More Than Just Music

By Sue Mazingo, Practitioner and Communications Volunteer

The Rhythm of the Earth music festival hosted by Deer Park Monastery last week was a uniquely beautiful experience.

I went to the festival excited to hear great music and spend the day outdoors with like-minded people. And I did these things. The bands were fun and talented; there were monastic jams, whimsical children’s songs, wholesome rap, and drumming. I danced and sang along with the crowd.

But I carried away so much more than a good time, something deeper and unexpected.

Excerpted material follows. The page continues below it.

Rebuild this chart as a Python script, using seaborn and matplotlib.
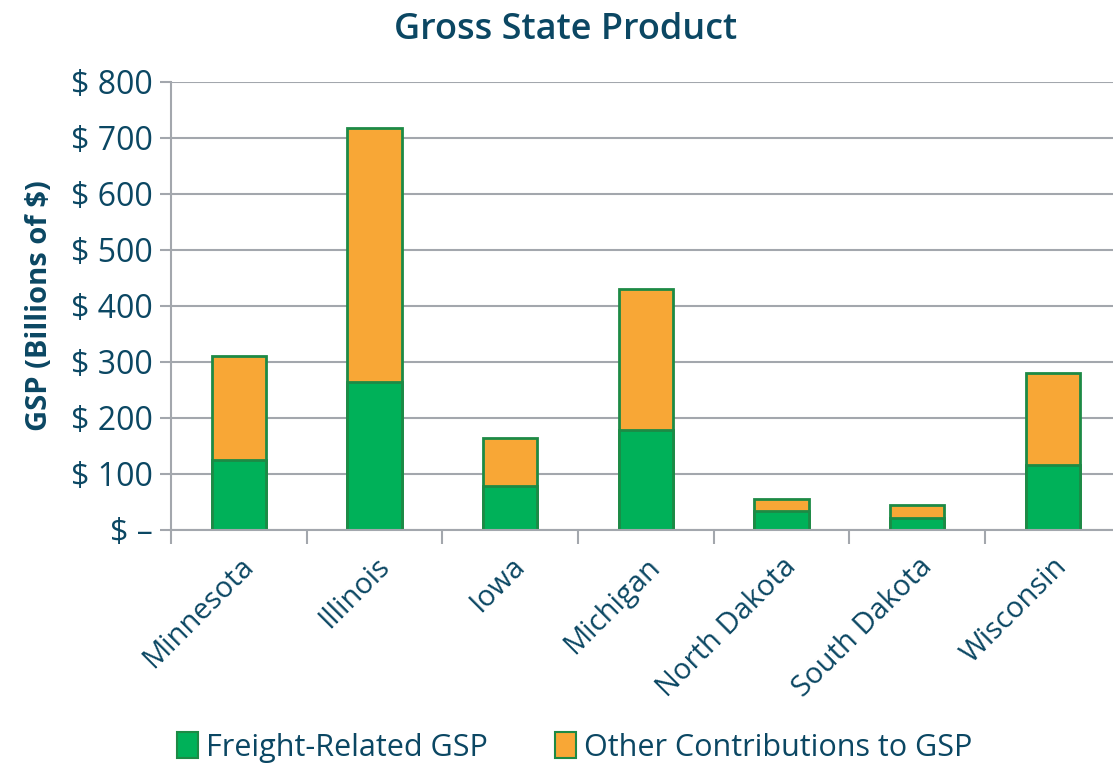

I carried away a hope for the future of the earth, for our children and grandchildren.

It was not your typical music festival experience.

For one thing, attendees practiced noble silence for the first four or five hours, including three walking meditations from stage to stage.

We watched indigenous Kumeyaay people sing and drum in an oak grove to honor their ancestors who inhabited the land before us. In harmony with Plum Village tradition, they spoke of the way they walk softly on the land and paid homage to the Bodhisattva statues that are scattered around the scene.

Sacred Circle: Native Drums and Voices

In the Ocean of Peace Meditation Hall, we listened to the Deer Park Monastic Choir call to Avalokiteshvara in a moving prayer to end the suffering of all living beings. 

We listened to inspiring stories about Sister Chan Khong, a nun who dedicated herself to social change during the Vietnam/American war and became Thay’s first disciple, helping him establish engaged Buddhism. We watched clips of interviews filmmaker Wouter Verhoeven conducted while shadowing Sr. Chan Khong (True Emptiness) and were moved by the work and perspective of this loving, peaceful Bodhisattva. 

At the Main Stage in Solidity Hamlet, we ate bánh mì sandwiches made by the local Vietnamese sangha in silence after listening to the sound of crumpling paper as we unwrapped our sandwiches. 

Monastics lead Mindful Eating from the stage

Then the fun and lively performances of the talented musical line up brought lots of dancing, smiling, and joy all around. This included the Deer Park Monastic Band featuring Glenwood Crow, Joe Reilly and the Community Gardeners,  Born I, the Free Cloud Collective, and Makeda and the World Cultural Center Drum and Dance Band.

Although I did not stay until the end, the festival closed with a silent sitting meditation led by Brother Phap Luu.

I’ve been going to Deer Park for years, but I felt my understanding of the practice broadening. It was astounding to be surrounded by such loving and supportive people and music under the sun while the wind rustled leaves in the trees around me and the song birds contributed.

The experience was profound. 

The loving energy of the attendees was palpable and gave me hope for the future. We can change the world with love, one person at a time. And with Thay’s following, thousands of people are already doing their part.